A women’s cooperative raises seaweed, which it then sells to
Asian buyers. A couple of women came to
demonstrate how they start and grow the plants on long lines in the ocean. Because the tide was high, the students
couldn’t see the lines out in the ocean as they had in 2012, but they got to
put a new line in place. These same
women also make seaweed soap and showed us the whole process from start to
finish. Their ingredients were coconut
oil, dried and pulverized seaweed, caustic soda, and a bit of
scented oil, which in less than ten minutes of stirring was ready to be poured
into a mold to harden. Naturally they
sold bars of the finished product, which cost about 35 cents a piece. Perhaps I should have loaded up on the soap,
but I bought only one bar because I thought the seaweed bits might feel
scratchy.
Making seaweed soap |
Then it was back to town, where John, Megan and I left the
students and went in search of some yummy fruit juice. We decided to go to a nearby café—just a tiny
hole in the wall place—and see how their juice was. On our way, John spotted a barbershop and
decided he would give a cut and beard trim.
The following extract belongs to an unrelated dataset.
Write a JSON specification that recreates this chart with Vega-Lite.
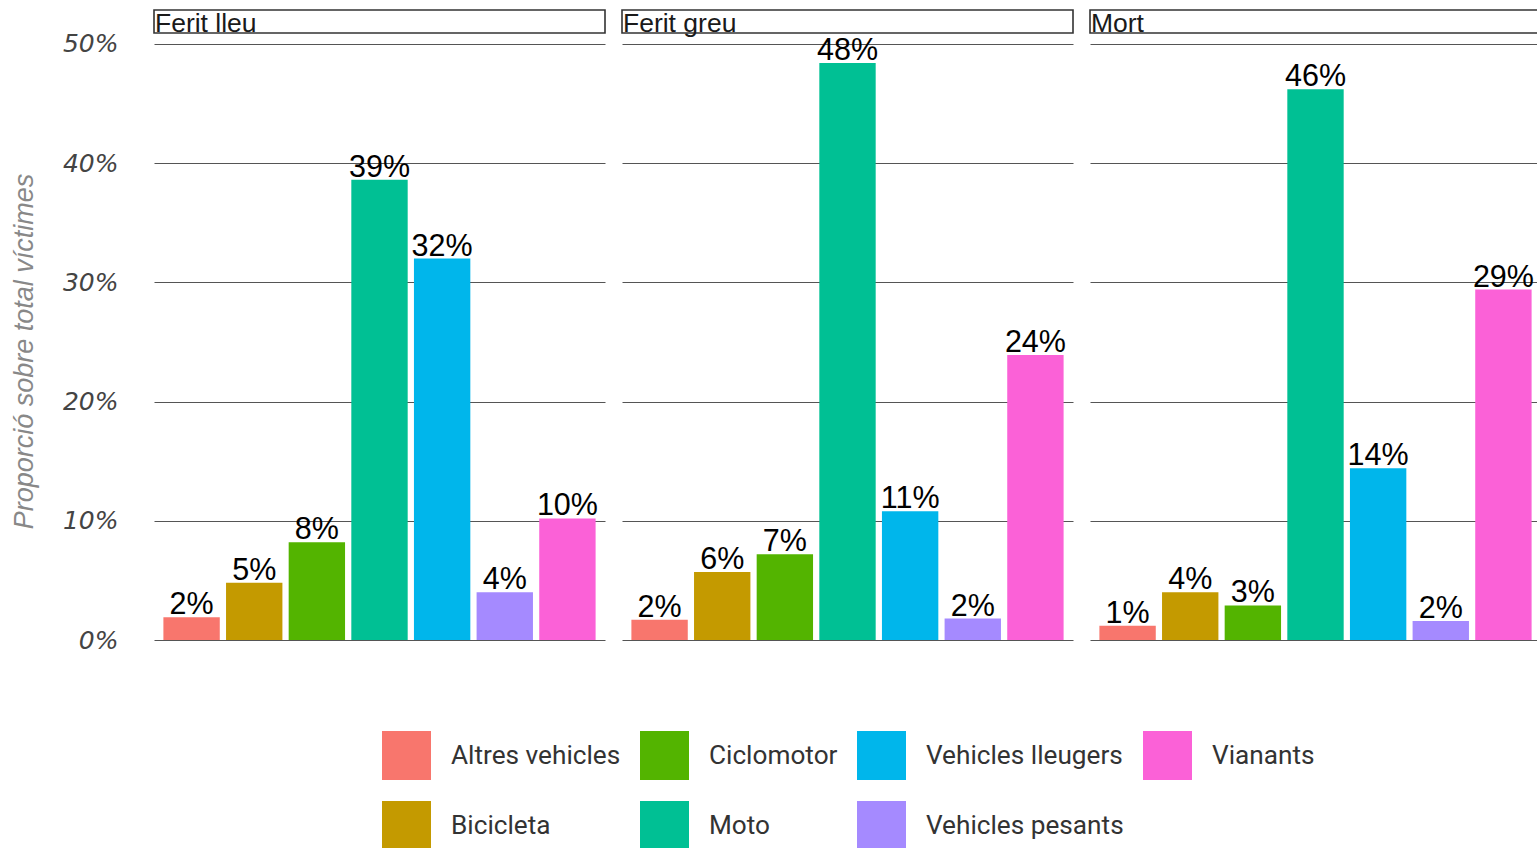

Megan and I went on and had juice, which was very good and cheap, but
John hadn’t shown up. So, I ordered a
plate of salad vegetables (carrots, cucumbers, tomatoes, cabbage, and onions),
and Megan got a whole plate of food next door at Lukmann’s. John still hadn’t come even after we had
eaten our food, so we finally left the café and went back to the
barbershop. There he was still in the
chair being thoroughly buffed and polished. There had been a big soccer match
on which meant that lots of noncustomers had crowded in to watch it on the
shop’s TV, and even the barbers were too distracted to keep on task. As usual,
the barber had just put his clippers on #3 or #4 and given John a convict
cut. And also as usual, John assured me
that it would grow out by the time we get home.
Note: I few photos from this as as my camera decided to stop working on Thursday, and John forgot to put his memory card back into his camera. Sorry.